Because he will break them.

He will rise and they will fall.
Their conclusions inaccurate, their assumptions flawed, flimsy, lazy.
Their expectations of him miniscule. Sometimes nonexistent. Given with barely a breath.

“But he has a learning disability,” they say. “We don’t expect him to go far.” Flippant pity.

And you reply no.

No. Maybe he’ll go work in a theater company.
No. Maybe he'll go perform in a symphony.
No. Maybe he'll go work in IT.

He will go as far as he works to go. Unless you are the great master of the universe, I'm afraid you and your fortune telling jumping game do not apply.

Sit the hell DOWN and pay attention.

The only conclusion you are allowed to reach is that he is the master of his own fate. You and your statistics are not in charge of him.
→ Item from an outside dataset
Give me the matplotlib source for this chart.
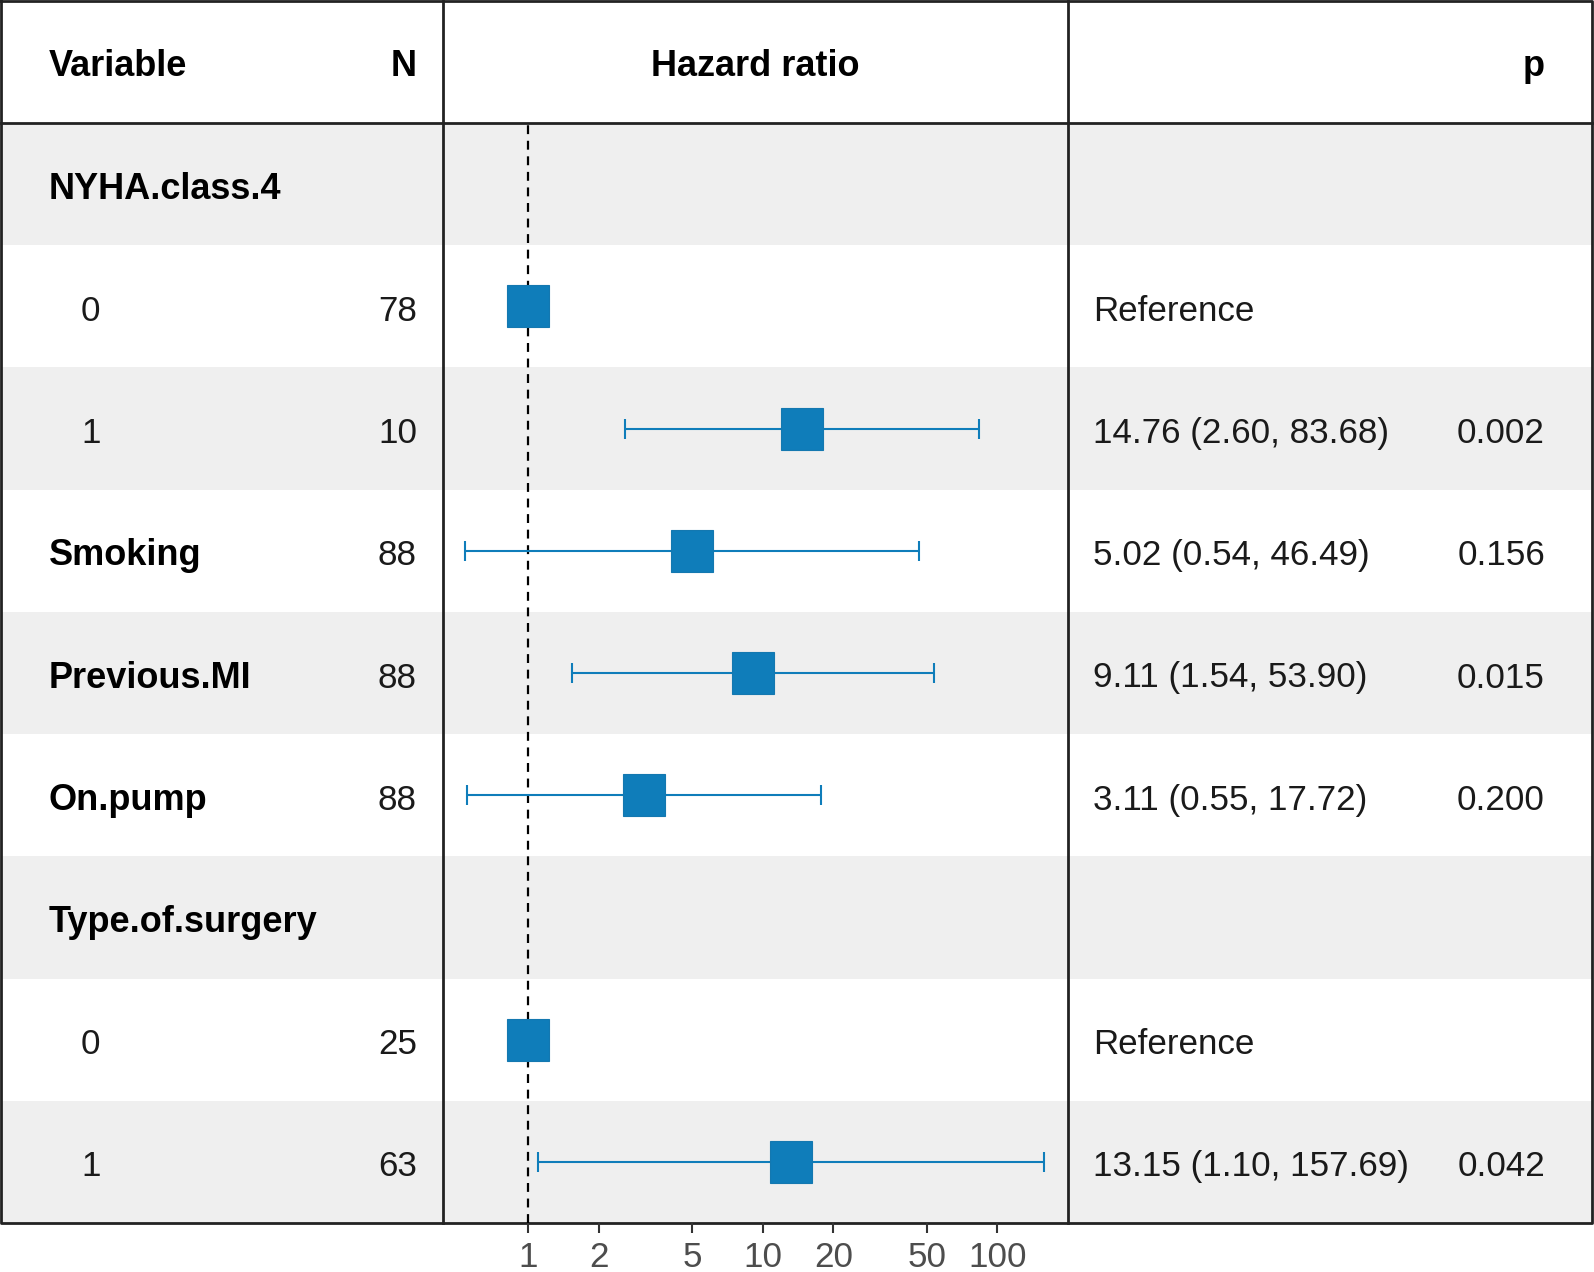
"""Forest plot of hazard ratios (Cox model), drawn as a table with a log-scale panel."""

import matplotlib
matplotlib.use("Agg")
import matplotlib.pyplot as plt
from matplotlib.patches import Rectangle
import numpy as np

plt.rcParams["font.family"] = ["Liberation Sans", "DejaVu Sans"]

# --- data -------------------------------------------------------------------
row_labels = ["NYHA.class.4", "0", "1", "Smoking", "Previous.MI", "On.pump",
              "Type.of.surgery", "0", "1"]
row_is_variable = [True, False, False, True, True, True, True, False, False]
n_values = ["", "78", "10", "88", "88", "88", "", "25", "63"]
hazard_ratio = [np.nan, 1.0, 14.76, 5.02, 9.11, 3.11, np.nan, 1.0, 13.15]
ci_lower = [np.nan, np.nan, 2.60, 0.54, 1.54, 0.55, np.nan, np.nan, 1.10]
ci_upper = [np.nan, np.nan, 83.68, 46.49, 53.90, 17.72, np.nan, np.nan, 157.69]
p_values = ["", "", "0.002", "0.156", "0.015", "0.200", "", "", "0.042"]
is_reference = [False, True, False, False, False, False, False, True, False]
x_ticks = [1, 2, 5, 10, 20, 50, 100]
x_limits = (0.435, 200)

# --- layout (pixels) --------------------------------------------------------
W, H = 1594, 1272
table_left, table_right = 1, 1592
table_top, header_bottom, table_bottom = 1, 123, 1223
col_split1, col_split2 = 443, 1068
row_h = (table_bottom - header_bottom) / len(row_labels)
blue = "#0F7DBA"
fs = 25.2       # regular text
fs_b = 26       # bold text
txt_dy = 5      # text sits a little below row centre

fig = plt.figure(figsize=(W / 100, H / 100), dpi=100)
tab = fig.add_axes([0, 0, 1, 1])
tab.set_xlim(0, W)
tab.set_ylim(H, 0)
tab.axis("off")

# row shading
for i in range(len(row_labels)):
    if i % 2 == 0:
        tab.add_patch(Rectangle((table_left, header_bottom + i * row_h),
                                table_right - table_left, row_h,
                                facecolor="#EFEFEF", edgecolor="none", zorder=0))

# grid lines
lw = 2.0
tab.plot([table_left, table_right, table_right, table_left, table_left],
         [table_top, table_top, table_bottom, table_bottom, table_top],
         color="#222222", lw=lw, zorder=2)
tab.plot([table_left, table_right], [header_bottom, header_bottom], color="#222222", lw=lw, zorder=2)
for xs in (col_split1, col_split2):
    tab.plot([xs, xs], [table_top, table_bottom], color="#222222", lw=lw, zorder=2)

# header
hy = 66
tab.text(49, hy, "Variable", fontsize=fs_b, fontweight="bold", ha="left", va="center")
tab.text(417, hy, "N", fontsize=fs_b, fontweight="bold", ha="right", va="center")
tab.text((col_split1 + col_split2) / 2, hy, "Hazard ratio", fontsize=fs_b,
         fontweight="bold", ha="center", va="center")
tab.text(1545, hy, "p", fontsize=fs_b, fontweight="bold", ha="right", va="center")

# table body text
for i, label in enumerate(row_labels):
    yc = header_bottom + (i + 0.5) * row_h + txt_dy
    if row_is_variable[i]:
        tab.text(49, yc, label, fontsize=fs_b, fontweight="bold", ha="left", va="center")
    else:
        tab.text(81, yc, label, fontsize=fs, ha="left", va="center", color="#1a1a1a")
    if n_values[i]:
        tab.text(417, yc, n_values[i], fontsize=fs, ha="right", va="center", color="#1a1a1a")
    if is_reference[i]:
        tab.text(1093, yc, "Reference", fontsize=fs, ha="left", va="center", color="#1a1a1a")
    elif not np.isnan(ci_lower[i]):
        est = f"{hazard_ratio[i]:.2f} ({ci_lower[i]:.2f}, {ci_upper[i]:.2f})"
        tab.text(1093, yc, est, fontsize=fs, ha="left", va="center", color="#1a1a1a")
    if p_values[i]:
        tab.text(1545, yc, p_values[i], fontsize=fs, ha="right", va="center", color="#1a1a1a")

# --- forest panel -----------------------------------------------------------
ax = fig.add_axes([col_split1 / W, 1 - table_bottom / H,
                   (col_split2 - col_split1) / W, (table_bottom - header_bottom) / H])
ax.set_facecolor("none")
ax.set_xscale("log")
ax.set_xlim(*x_limits)
ax.set_ylim(len(row_labels), 0)
for s in ax.spines.values():
    s.set_visible(False)

ax.axvline(1, color="black", lw=1.6, linestyle=(0, (4, 3)), zorder=1)

y_pos = np.arange(len(row_labels)) + 0.5
hr = np.array(hazard_ratio)
lo = np.array(ci_lower)
hi = np.array(ci_upper)
has_ci = ~np.isnan(lo)
ax.errorbar(hr[has_ci], y_pos[has_ci],
            xerr=[hr[has_ci] - lo[has_ci], hi[has_ci] - hr[has_ci]],
            fmt="none", ecolor=blue, elinewidth=1.5, capsize=7, capthick=1.5, zorder=2)
has_hr = ~np.isnan(hr)
ax.plot(hr[has_hr], y_pos[has_hr], "s", color=blue, markersize=30,
        markeredgecolor="#1478B0", markeredgewidth=0.8, zorder=3)

ax.set_yticks([])
ax.set_xticks(x_ticks)
ax.set_xticklabels([str(t) for t in x_ticks])
ax.xaxis.set_minor_locator(matplotlib.ticker.NullLocator())
ax.tick_params(axis="x", direction="out", length=7, width=1.5, color="#333333",
               labelsize=fs, labelcolor="#4D4D4D", pad=6)

fig.savefig("out.png", dpi=100)
plt.close(fig)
You will not succeed in underestimating him and cloaking him in your negativity.

If you had your way he'd not even exist. He does. And he will soar. Get used to it.

(jump, jump)

And they frown at you and shake their heads and call you difficult. And obstructive. And in denial. 'Our numbers say here...'

(jump, jump)

Here on the cusp of age four, we are not blinded by all that head rattling because we are on the solid ground called Reality. Called Ability We've Witnessed, and One Day at a Time. We rise and fall and rise and rise again. We expect so much more of our son than does everyone else because we have seen his intellect and his drive and his passion deliver his progress. We have witnessed him think and process and experiment. Great human beings deserve Great Expectations. We would not dare cheat him with less.
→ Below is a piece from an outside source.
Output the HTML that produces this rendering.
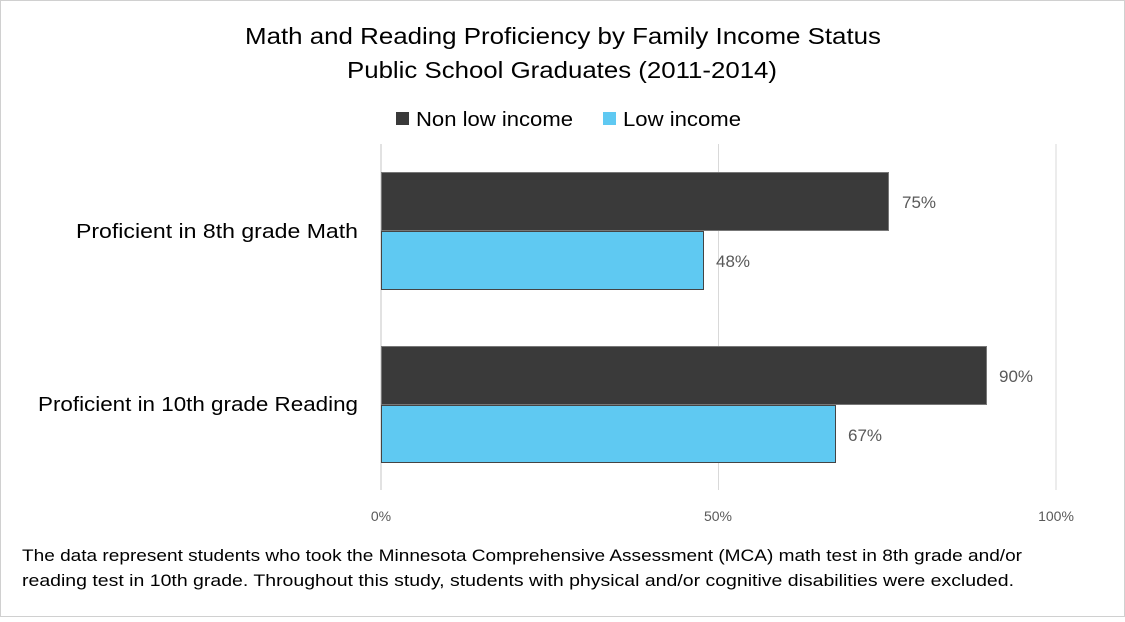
<!DOCTYPE html>
<html><head><style>
body{margin:0;width:1125px;height:617px;background:#fff;overflow:hidden;font-family:"Liberation Sans",sans-serif;}
</style></head><body>
<svg width="1125" height="617" xmlns="http://www.w3.org/2000/svg">
<rect x="0.5" y="0.5" width="1124" height="616" fill="#fff" stroke="#d0d0d0"/>
<text x="245" y="44" font-size="23" textLength="636" lengthAdjust="spacingAndGlyphs" fill="#000">Math and Reading Proficiency by Family Income Status</text>
<text x="347" y="78" font-size="23" textLength="430" lengthAdjust="spacingAndGlyphs" fill="#000">Public School Graduates (2011-2014)</text>
<rect x="396" y="112" width="13" height="13" fill="#3a3a3a"/>
<text x="416" y="126" font-size="20" textLength="157" lengthAdjust="spacingAndGlyphs" fill="#000">Non low income</text>
<rect x="603" y="112" width="13" height="13" fill="#5fc9f2"/>
<text x="623" y="126" font-size="20" textLength="118" lengthAdjust="spacingAndGlyphs" fill="#000">Low income</text>
<line x1="381" y1="144" x2="381" y2="490" stroke="#d9d9d9" stroke-width="1.5"/>
<line x1="718.5" y1="144" x2="718.5" y2="490" stroke="#d9d9d9" stroke-width="1"/>
<line x1="1056" y1="144" x2="1056" y2="490" stroke="#d9d9d9" stroke-width="1"/>
<rect x="381.5" y="172.5" width="507" height="58" fill="#3a3a3a" stroke="#777"/>
<rect x="381.5" y="231.5" width="322" height="58" fill="#5fc9f2" stroke="#444"/>
<rect x="381.5" y="346.5" width="605" height="58" fill="#3a3a3a" stroke="#777"/>
<rect x="381.5" y="405.5" width="454" height="57" fill="#5fc9f2" stroke="#444"/>
<g font-size="17" fill="#595959">
<text x="902" y="208">75%</text>
<text x="716" y="267">48%</text>
<text x="999" y="382">90%</text>
<text x="848" y="441">67%</text>
</g>
<g font-size="20" fill="#000">
<text x="76" y="238" textLength="282" lengthAdjust="spacingAndGlyphs">Proficient in 8th grade Math</text>
<text x="38" y="411" textLength="320" lengthAdjust="spacingAndGlyphs">Proficient in 10th grade Reading</text>
</g>
<g font-size="14" fill="#595959" text-anchor="middle">
<text x="381" y="521">0%</text>
<text x="718" y="521">50%</text>
<text x="1056" y="521">100%</text>
</g>
<g font-size="17" fill="#000">
<text x="22" y="561" textLength="1000" lengthAdjust="spacingAndGlyphs">The data represent students who took the Minnesota Comprehensive Assessment (MCA) math test in 8th grade and/or</text>
<text x="22" y="586" textLength="992" lengthAdjust="spacingAndGlyphs">reading test in 10th grade. Throughout this study, students with physical and/or cognitive disabilities were excluded.</text>
</g>
</svg>
</body></html>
And so our goals for our son are simple: soar. Find your joy and embrace it. Find your passion and deliver it. Find your road and own it. In your time, in your way.

Own it.

We follow his lead. We watch this clever little boy who is taking a little bit longer to stop and smell the roses on his journey. And this is a problem, why? Not in our world.

(jump, jump)

This so-called 'disabled' child is every day fulfilling his unique purpose - a singular and boundless opportunity to be magnificent. Just like everyone else. One day he will look back from his place far ahead in this life and may indeed feel pity upon those who once pitied him. Pity the small-mindedness.

Dare I say I would cheer.

They can jump clear into the sky and conclude til they run out of guesses. We expect our son to blow their minds and we know he will - we've already seen it. Perhaps they should stop jumping now, take a seat, stop concluding and pay attention.

It'll be a wonderful sight to behold.